I am doing some document processing and want to use Telerik to display and edit. I need access to the paraId and textId elements of the docx "document" XML. I have explored the object model in the debugger and do not see these attributes. Are they available in the imported model?
Thanks.
1 Answer, 1 is accepted
0
Dess | Tech Support Engineer, Principal
Telerik team
answered on 26 Mar 2025, 06:55 AM
Hi, John,
The WordsProcessing library allows you to create and modify various document formats like DOCX, RTF, HTML, TXT, convert from one format to another, and export to PDF. Using the DocxFormatProvider, you can import the document's content in to the WordsProcessing model.
All properties that the Paragraph object offers are listed in the Modifying a Paragraph section of the online documentation. However, the "paraId" attribute is not accessible as a separate property which can be extracted. Could you please share what is the exact requirement that you are trying to achieve? Once we get better understanding of the precise case, we would be able to think about an appropriate solution and provide further assistance. Thank you for your cooperation.
I am looking forward to your reply.
Regards,
Dess | Tech Support Engineer, Principal
Progress Telerik
We are working on a product that aligns original and updated DOCX documents, developing a dictionary that (basically) says "doc 1 paragraph 5 aligns to doc 2 paragraphs 11, 31". This information is then used to auto-answer (and auto-generate) test questions between the documents. For example, an organization updates a policy document and wants to know if all the answers from the old quiz are answered in the new document, AND see the passages that contain the answers. To that end, we need to identify DOCX paragraphs. It turns out that "paraId" is not necessarily unique, so our processing actually adds a custom XML attribute during processing.
Once processing is complete, I need to display the two docs side-by-side and show the alignments. So I really need the paragraph attributes. I was hoping to use Telerik, as I am most familiar with it, to display the formatted documents. Although Words Processing will import the DOCX files, the attributes are lost so I can't implement the functionality to seek to aligned passages.
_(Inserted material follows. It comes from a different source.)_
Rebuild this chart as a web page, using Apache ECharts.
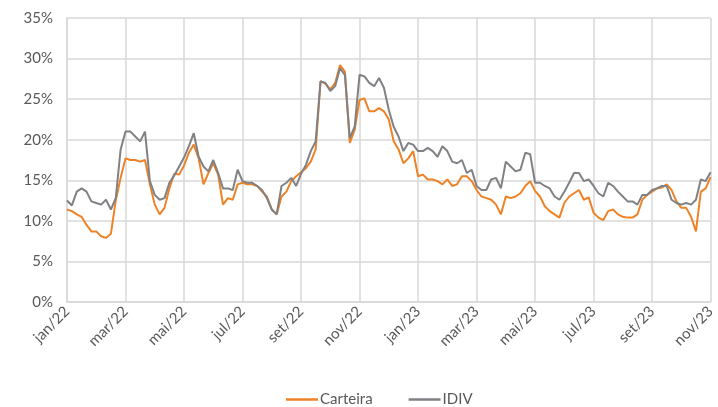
<!DOCTYPE html>
<html>
<head>
<meta charset="utf-8">
<script src="https://cdn.jsdelivr.net/npm/echarts@6/dist/echarts.min.js"></script>
<style>
html,body{margin:0;padding:0;background:#fff;}
#chart{width:718px;height:407px;}
</style>
</head>
<body>
<div id="chart"></div>
<script>
// Month labels (first day of each month), 6 samples per month
const months = ['jan/22','fev/22','mar/22','abr/22','mai/22','jun/22','jul/22','ago/22','set/22','out/22','nov/22','dez/22',
                'jan/23','fev/23','mar/23','abr/23','mai/23','jun/23','jul/23','ago/23','set/23','out/23','nov/23'];
const samplesPerMonth = 6;
const yTicks = [0, 5, 10, 15, 20, 25, 30, 35];

const carteira = [
 11.4,11.2,10.8,10.5,9.5,8.7, 8.7,8.1,7.9,8.4,12.5,15.3,
 17.7,17.5,17.5,17.3,17.5,14.5, 12.0,10.8,11.6,14.0,15.8,15.7,
 16.8,18.4,19.4,17.7,14.5,15.9, 17.1,15.7,12.0,12.8,12.6,14.5,
 14.7,14.5,14.5,14.3,13.6,13.0, 11.4,10.8,13.0,13.6,14.9,15.5,
 16.0,16.5,17.3,18.8,27.2,26.9, 26.2,27.0,29.2,28.4,19.6,21.2,
 24.9,25.1,23.5,23.5,23.9,23.5, 22.5,19.8,18.8,17.1,17.7,18.6,
 15.5,15.7,15.1,15.1,14.9,14.5, 15.1,14.3,14.5,15.5,15.5,14.9,
 13.8,13.0,12.8,12.6,12.0,10.8, 13.0,12.8,13.0,13.4,14.3,14.9,
 13.7,13.0,11.8,11.2,10.8,10.4, 12.2,13.0,13.4,13.8,12.6,12.9,
 11.0,10.4,10.1,11.2,11.4,10.8, 10.5,10.4,10.4,10.8,12.6,13.2,
 13.6,14.0,14.1,14.5,13.8,12.4, 11.6,11.6,10.5,8.7,13.6,14.0,
 15.4
];
const idiv = [
 12.5,11.9,13.6,14.0,13.6,12.4, 12.2,12.0,12.6,11.4,12.8,18.8,
 21.0,21.0,20.4,19.8,21.0,14.9, 13.2,12.6,12.8,14.7,15.6,16.7,
 17.8,19.2,20.8,17.9,16.7,16.1, 17.5,15.9,14.0,14.0,13.8,16.3,
 14.9,14.7,14.7,14.3,13.8,12.8, 11.4,10.8,14.3,14.7,15.3,14.3,
 15.8,16.9,18.6,19.8,27.2,27.0, 26.0,26.6,28.8,28.0,20.2,21.6,
 28.0,27.8,27.0,26.6,27.6,26.4, 23.7,21.6,20.4,18.6,19.6,19.4,
 18.6,18.6,19.0,18.6,17.9,19.2, 18.6,17.3,17.1,17.5,15.9,16.3,
 14.3,13.8,13.8,15.1,15.3,14.0, 17.3,16.7,16.1,16.3,18.4,18.2,
 14.7,14.7,14.3,14.0,13.0,12.6, 13.6,14.7,15.9,15.9,14.9,15.1,
 14.3,13.4,13.0,14.7,14.3,13.6, 13.0,12.4,12.4,12.0,13.2,13.2,
 13.8,14.0,14.3,14.3,12.6,12.2, 12.0,12.2,12.0,12.6,15.1,14.9,
 16.0
];

const categories = [];
months.forEach((m, mi) => {
  const n = (mi === months.length - 1) ? 1 : samplesPerMonth;
  for (let k = 0; k < n; k++) categories.push(m + ' ' + (k + 1));
});

const isMajor = (idx) => idx % (2 * samplesPerMonth) === 0;
const txt = '#595959';
const font = 'Lato, "Open Sans", sans-serif';
const orange = '#EE8226';
const gray = '#7F8184';

const chart = echarts.init(document.getElementById('chart'), null, {renderer: 'canvas'});
chart.setOption({
  animation: false,
  backgroundColor: '#ffffff',
  textStyle: {fontFamily: font},
  grid: {left: 67, right: 6, top: 18, bottom: 105, containLabel: false},
  legend: {
    left: 281, top: 387,
    icon: 'rect',
    itemWidth: 32, itemHeight: 2.5, itemGap: 36,
    textStyle: {color: txt, fontSize: 15, fontFamily: font, padding: [0, 0, 0, -3]},
    data: ['Carteira', 'IDIV']
  },
  xAxis: {
    type: 'category',
    data: categories,
    boundaryGap: false,
    axisLine: {show: true, lineStyle: {color: '#D9D9D9', width: 1.5}},
    axisTick: {show: false},
    axisLabel: {
      interval: (idx) => isMajor(idx),
      rotate: 45, margin: 7,
      color: txt, fontSize: 15, fontFamily: font,
      formatter: (v) => v.split(' ')[0]
    },
    splitLine: {show: true, interval: (idx) => isMajor(idx), lineStyle: {color: '#D9D9D9', width: 1.5}}
  },
  yAxis: {
    type: 'value',
    min: yTicks[0], max: yTicks[yTicks.length - 1], interval: 5,
    axisLine: {show: true, lineStyle: {color: '#D9D9D9', width: 1.5}},
    axisTick: {show: false},
    axisLabel: {color: txt, fontSize: 15, fontFamily: font, margin: 14, formatter: '{value}%'},
    splitLine: {show: true, lineStyle: {color: '#D9D9D9', width: 1.5}}
  },
  series: [
    {name: 'Carteira', type: 'line', data: carteira, symbol: 'none', showSymbol: false,
     lineStyle: {color: orange, width: 2}, itemStyle: {color: orange}},
    {name: 'IDIV', type: 'line', data: idiv, symbol: 'none', showSymbol: false,
     lineStyle: {color: gray, width: 2}, itemStyle: {color: gray}}
  ]
});
</script>
</body>
</html>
Reading the attributes and adding them to the Words Processing model might allow me to do that. Maybe it would allow others to create applications from annotated DOCX files and use Telerik to display the formatted document.
(Right now, I'm basically re-implementing Words Processing (!) and converting the DOCX to a flow document.)
Thanks for your attention.
Dess | Tech Support Engineer, Principal
Telerik team
commented on 07 Apr 2025, 01:13 PM
Hi, John,
Thank you for the provided additional information. It helped me to get the basic context about the scenario. However, it is still not crystal clear to me whether you need to use any UI control for displaying the changes or not.
Regarding the part related to the Document processing, "For example, an organization updates a policy document and wants to know if all the answers from the old quiz are answered in the new document, AND see the passages that contain the answers." - I would suggest to consider using bookmarks. A Bookmark refers to a location in the document and has a unique name. Every Bookmark has a corresponding BookmarkRangeStart and BookmarkRangeEnd, which are inline elements. Thus, you can define the desired ranges and get the content within the defined range. More information is available in the following article: Inserting a Bookmark
Off topic, if you consider running your application in Windows environments, an appropriate UI control for displaying the document's updates is the WPF RichTextBox which offers Track Changes functionality.
Please, let me know if there is anything else I can assist you with.